Sports are, according to McDonagh and Pappano, "a social force that does not merely reflect gender differences, but in some cases, creates, amplifies, and even imposes them." It enforces "the notion that men's activities and men's power are the real thing and women's are not. Women's sports, like women's power, are second-class."
The evidence seems obvious. Our most popular traditional sports, football and baseball, are overwhelmingly men's sports. With a few exceptions, men's college basketball is better viewed and attended than the women's game (tickets to men's games are more expensive too). Women's pro basketball is the weak sister of hoops, played from May to September and with a shorter season than the men's game. Women's boxing is even more of a freak show than the male version (which has been supplanted by wrestling and ultimate fighting.) There is no real pro soccer for women; a league, the Womens United Soccer Association (WUSA), started in 2000, failed in 2003 and is scheduled to relaunch in next spring as Womens Professional Soccer. There should be far more female jockeys and auto racers.
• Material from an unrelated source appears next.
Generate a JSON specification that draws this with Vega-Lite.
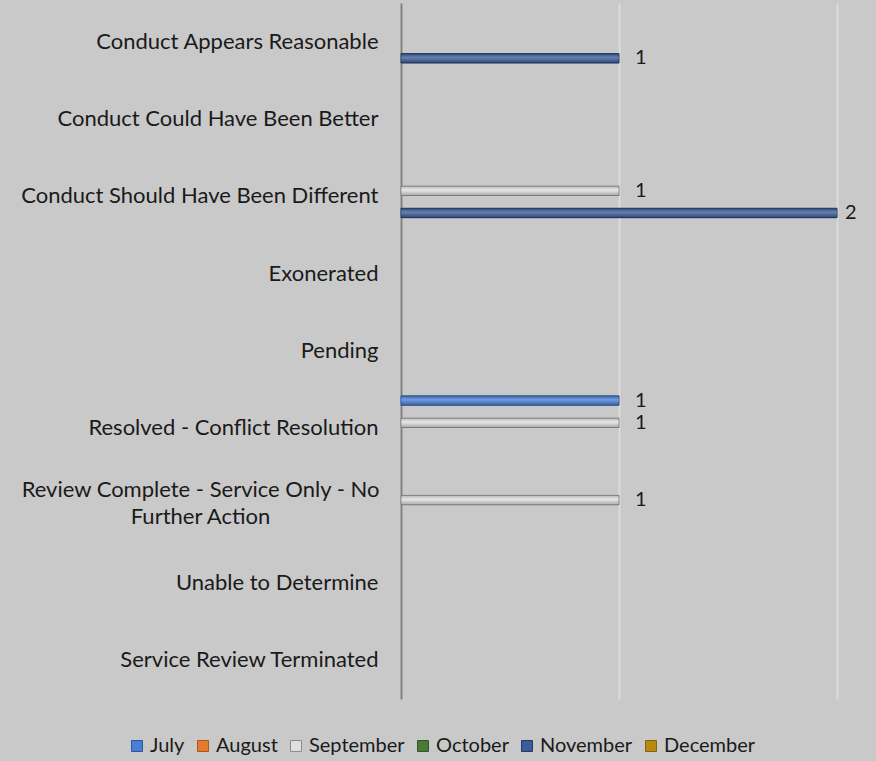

One might have predicted less of a gender gap in sports by now; the past half-century has been one of enormous progress in athletics for women. Fairness had nothing to do with it, however. In the late 1950s, when the Olympic Games became a cold war surrogate, women's medals suddenly counted for something, especially on American TV. Tennis pro Billie Jean King appeared in the '60s with her own version of a feminist manifesto, snapping back at interviewers, "Why don't you go ask Rod Laver why he isn't at home?" And it wasn't Laver, the leading male tennis player of his time, but Billie Jean who led all the tennis sexes out of country-club serfdom into professional independence and riches, the second great American sports revolution after baseball's racial integration two decades earlier.